The UK commercial energy supply market

Getting the cheapest business energy quotes for electricity and gas is just 60 seconds away. The main electricity suppliers in the UK all provide online quotes no matter what size of business you run. Whether you're a small business or large commercial organisation over at least 25 suppliers can quote for your business.

Comparing business electricity suppliers online

Electricity Suppliers

You could make substantial savings by switching your current supply to another provider. In a deregulated market, simply getting up to date rates for the cheapest tariffs should keep your bills low. Your energy supply will not be interrupted during the switching process. If you manage your account online or pay by monthly Direct Debit, then additional savings are available.

Switch and reduce costs

If you simply stay with your current supplier without renegotiating your contract, then your prices are likely to increase as you'll enter into a rollover contract. You must get new rates each year even if you want to stay with your current energy company.

By getting a quote, you'll find the best available prices. Bear in mind the cheapest rates are usually only available online. Comparison websites usually provide the Big Six energy suppliers' tariffs together with some independent companies. You could also visit each website in turn for an individual online quote.

Average kWh prices since deregulation

Since the deregulation of the Energy Industry in the UK in the late 1990s, energy prices have become dependent on the global supply market. The UK energy industry employs a traded market position. This strategy was not the case before 1998 when government monopolies existed in the energy supply.

The UK government still has an important role in meeting the energy demand of business despite the deregulation. The industry watchdog OFGEM also plays an important part in regulating market prices and competition.

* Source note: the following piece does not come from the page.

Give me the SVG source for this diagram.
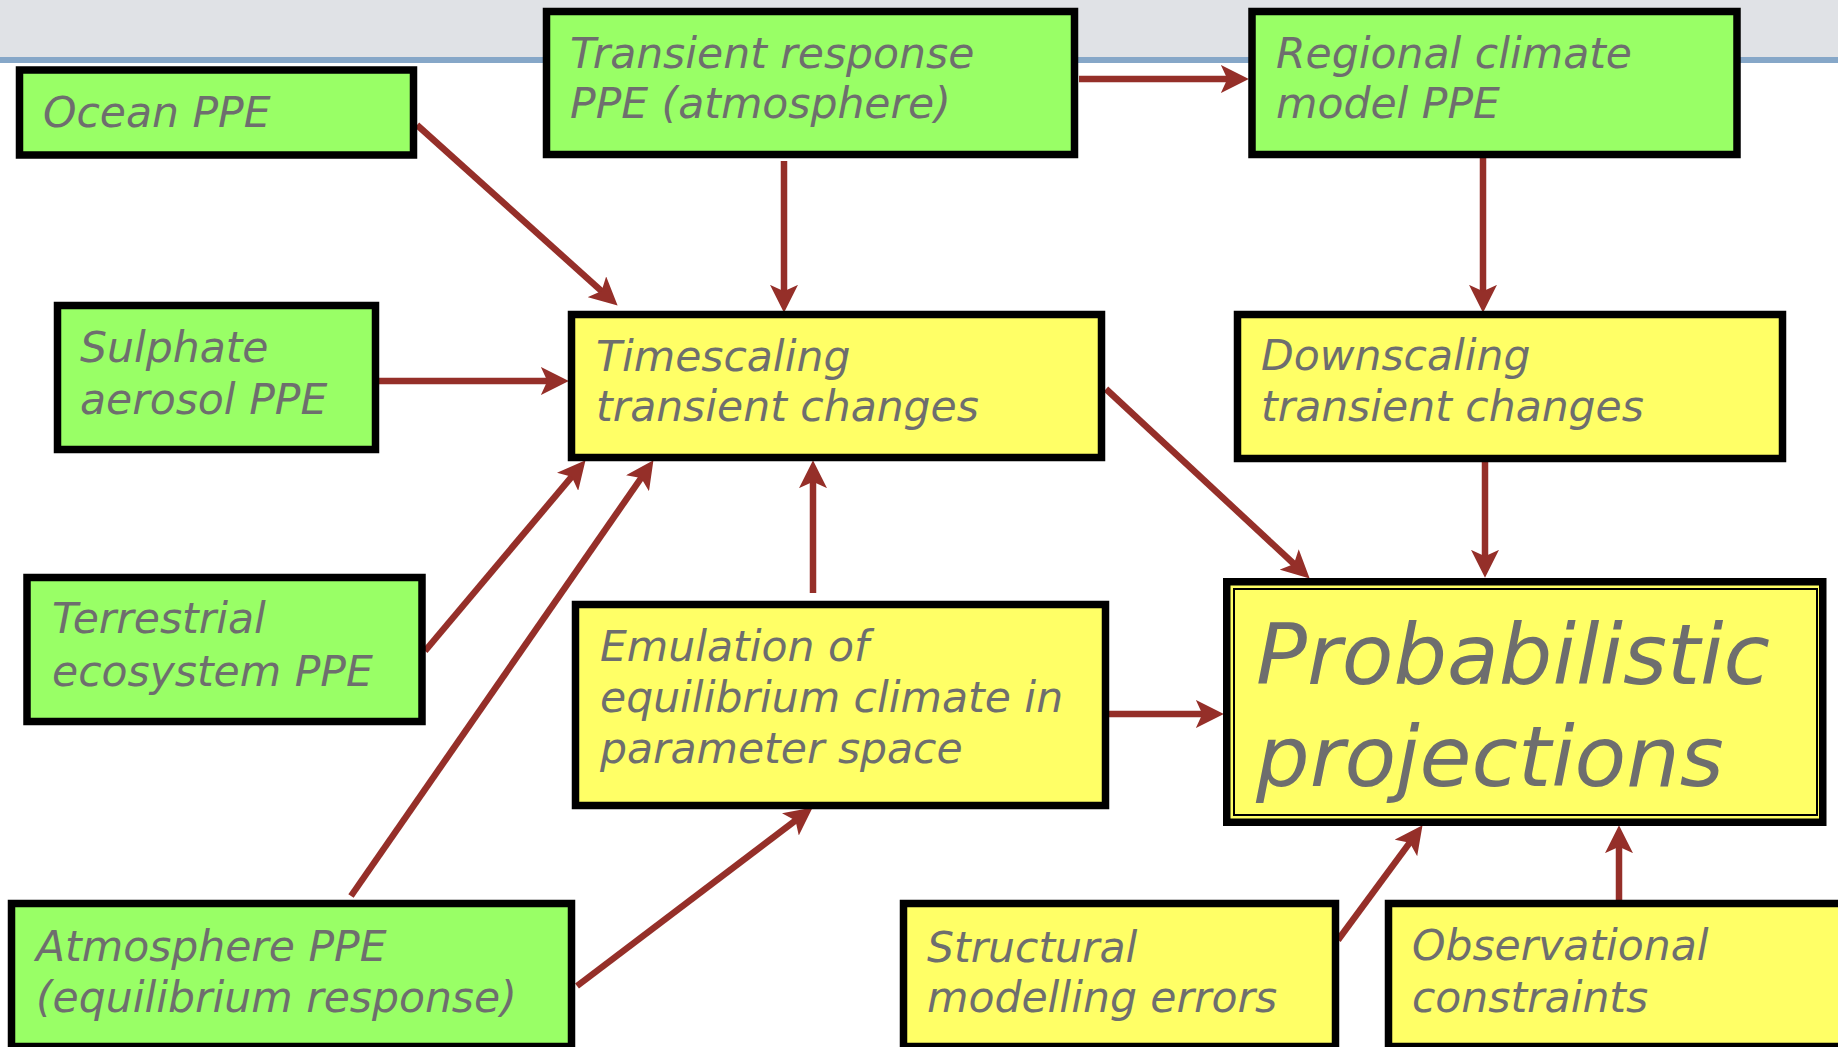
<svg xmlns="http://www.w3.org/2000/svg" width="1838" height="1047" viewBox="0 0 1838 1047">
<style>
.green{fill:#99FF66;stroke:#000;stroke-width:7.5}
.yellow{fill:#FFFF66;stroke:#000;stroke-width:7.5}
.t{font-family:"DejaVu Sans","Liberation Sans",sans-serif;font-style:italic;font-size:42.5px;fill:#6e6e6e}
.big{font-size:84.5px}
.c{stroke:#952F29;stroke-width:6.5;fill:none;marker-end:url(#ah)}
</style>
<defs>
<marker id="ah" markerUnits="userSpaceOnUse" markerWidth="28" markerHeight="28" viewBox="0 0 26 26" refX="15" refY="13" orient="auto">
<path d="M0,0 L26,13 L0,26 L6,13 Z" fill="#952F29"/>
</marker>
</defs>
<rect x="0" y="0" width="1838" height="57" fill="#E0E2E6"/>
<rect x="0" y="57" width="1838" height="6" fill="#86A7C8"/>
<g id="connectors">
<line class="c" x1="417" y1="125" x2="608.8" y2="297.6"/>
<line class="c" x1="784" y1="161" x2="784" y2="301"/>
<line class="c" x1="1079" y1="79" x2="1237" y2="79"/>
<line class="c" x1="1483" y1="158" x2="1483" y2="301"/>
<line class="c" x1="379" y1="381" x2="557" y2="381"/>
<line class="c" x1="425" y1="651" x2="577.9" y2="469.4"/>
<line class="c" x1="351" y1="896" x2="646.7" y2="470"/>
<line class="c" x1="577" y1="986" x2="803.2" y2="814.6"/>
<line class="c" x1="813" y1="593" x2="813" y2="472"/>
<line class="c" x1="1106" y1="389" x2="1301" y2="570.5"/>
<line class="c" x1="1485" y1="459" x2="1485" y2="566"/>
<line class="c" x1="1109" y1="714" x2="1212" y2="714"/>
<line class="c" x1="1338" y1="940" x2="1415.5" y2="834.9"/>
<line class="c" x1="1619" y1="900" x2="1619" y2="837"/>
</g>
<g id="ocean">
<rect class="green" x="19.5" y="70" width="394" height="85"/>
<text class="t" x="43" y="127">Ocean PPE</text>
</g>
<g id="transient">
<rect class="green" x="546.5" y="11.5" width="528" height="143"/>
<text class="t" x="570" y="68">Transient response</text>
<text class="t" x="570" y="118">PPE (atmosphere)</text>
</g>
<g id="regional">
<rect class="green" x="1252" y="11.5" width="485" height="143"/>
<text class="t" x="1276" y="68">Regional climate</text>
<text class="t" x="1276" y="118">model PPE</text>
</g>
<g id="sulphate">
<rect class="green" x="57.5" y="305.5" width="318" height="144"/>
<text class="t" x="80" y="362">Sulphate</text>
<text class="t" x="80" y="414">aerosol PPE</text>
</g>
<g id="timescaling">
<rect class="yellow" x="571.5" y="314.5" width="530" height="143"/>
<text class="t" x="596" y="371">Timescaling</text>
<text class="t" x="596" y="421">transient changes</text>
</g>
<g id="downscaling">
<rect class="yellow" x="1237.5" y="314.5" width="545" height="144"/>
<text class="t" x="1261" y="370">Downscaling</text>
<text class="t" x="1261" y="421">transient changes</text>
</g>
<g id="terrestrial">
<rect class="green" x="27" y="577.5" width="395" height="144"/>
<text class="t" x="52" y="633">Terrestrial</text>
<text class="t" x="52" y="686">ecosystem PPE</text>
</g>
<g id="emulation">
<rect class="yellow" x="575.5" y="604.5" width="530" height="201"/>
<text class="t" x="600" y="661">Emulation of</text>
<text class="t" x="600" y="712">equilibrium climate in</text>
<text class="t" x="600" y="763">parameter space</text>
</g>
<g id="probabilistic">
<rect class="yellow" x="1226.75" y="581.75" width="596" height="240.5"/>
<rect x="1234" y="589" width="583" height="226" fill="none" stroke="#000" stroke-width="2"/>
<text class="t big" x="1256" y="684">Probabilistic</text>
<text class="t big" x="1256" y="786">projections</text>
</g>
<g id="atmosphere">
<rect class="green" x="11.5" y="903.5" width="560" height="143"/>
<text class="t" x="36" y="961">Atmosphere PPE</text>
<text class="t" x="36" y="1012">(equilibrium response)</text>
</g>
<g id="structural">
<rect class="yellow" x="903.5" y="903.5" width="432" height="143"/>
<text class="t" x="927" y="962">Structural</text>
<text class="t" x="927" y="1012">modelling errors</text>
</g>
<g id="observational">
<rect class="yellow" x="1388.5" y="903.5" width="470" height="143"/>
<text class="t" x="1412" y="960">Observational</text>
<text class="t" x="1412" y="1012">constraints</text>
</g>
</svg>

The UK is not only a consumer of energy but is also a producer. In 2006, the UK was the world's ninth-largest consumer of energy and the 15th largest producer. In 2007, the UK had a total energy output of 9.5 quadrillion BTUs (British Thermal Units) from oil, natural gas, coal nuclear and renewables. Production has declined over recent years with the UK now a net importer of energy. This position makes the country more susceptible to price fluctuations in the market.

The fluctuation of energy prices

The price of energy supplied to UK markets is more volatile and has fluctuated over the last ten years with an upward trend.

The amount your business pays for energy depends on the type of fuel you use, your bargaining power as a user, the length of your contract, and external factors such as crude oil prices.

Fluctuations in the price of crude oil affect the prices of domestic and industrial fuels in the UK. The price of crude oil changes for a variety of reasons including:

  • Oil shortages (1973).
  • Political instability (1990/1).
  • Over-supply and weaker Far East demand (1998).
  • Natural disasters such as Hurricane Katrina (2005).
  • Geopolitical tensions and a weak dollar (2007/8 and 2013/4).

In July 2008, average monthly crude oil prices hit a new high, 10.5% higher than in the late 1970's. By January 2009, oil prices had dropped back to around $40/barrel due to concerns over poor global economic performance following the recession. By June 2009, prices had increased again to around $70/barrel. These changes were due to supply concerns in Nigeria together with indications of increased demand in the US and China.

Global changes saw a 50% reduction in oil prices towards the end of 2014. Stable oil prices during 2015 have not significantly reduced the retail prices paid by the end user.

Average prices 1999 - 2016 for non-domestic users

  • Average coal prices increased each year from 1999 to 2005, with the exception of a fall in 2003. Prices fell again in 2006 but increased in 2008.
  • Average oil prices have increased every year from 2001 to 2014 with vast reductions since.
  • Average electricity prices fell during 1999 to 2003 but rose again over the period 2004 to 2006. Since 2007, prices have risen each year.
  • Average gas prices rose between 1999 and 2006, with the exception of a fall in 2002. Since 2007, retail gas prices have risen each year.

During 2012 to 2015, retail energy prices have stabilised. Many companies now opt for three and five-year deals to lock in long-term savings.

The Big Six suppliers

In reality, there are just six suppliers in the UK providing gas and electricity services. Smaller specialist providers also exist providing additional competition in a crowded market.

The Big Six suppliers are British Gas, Southern Electric, Eon, EDF, ScottishPower, and RWE npower. Prices vary between geographic regions so could vary greatly from business to business. Therefore, it's always best to get quotes from them all to see which one will provide the best for your business.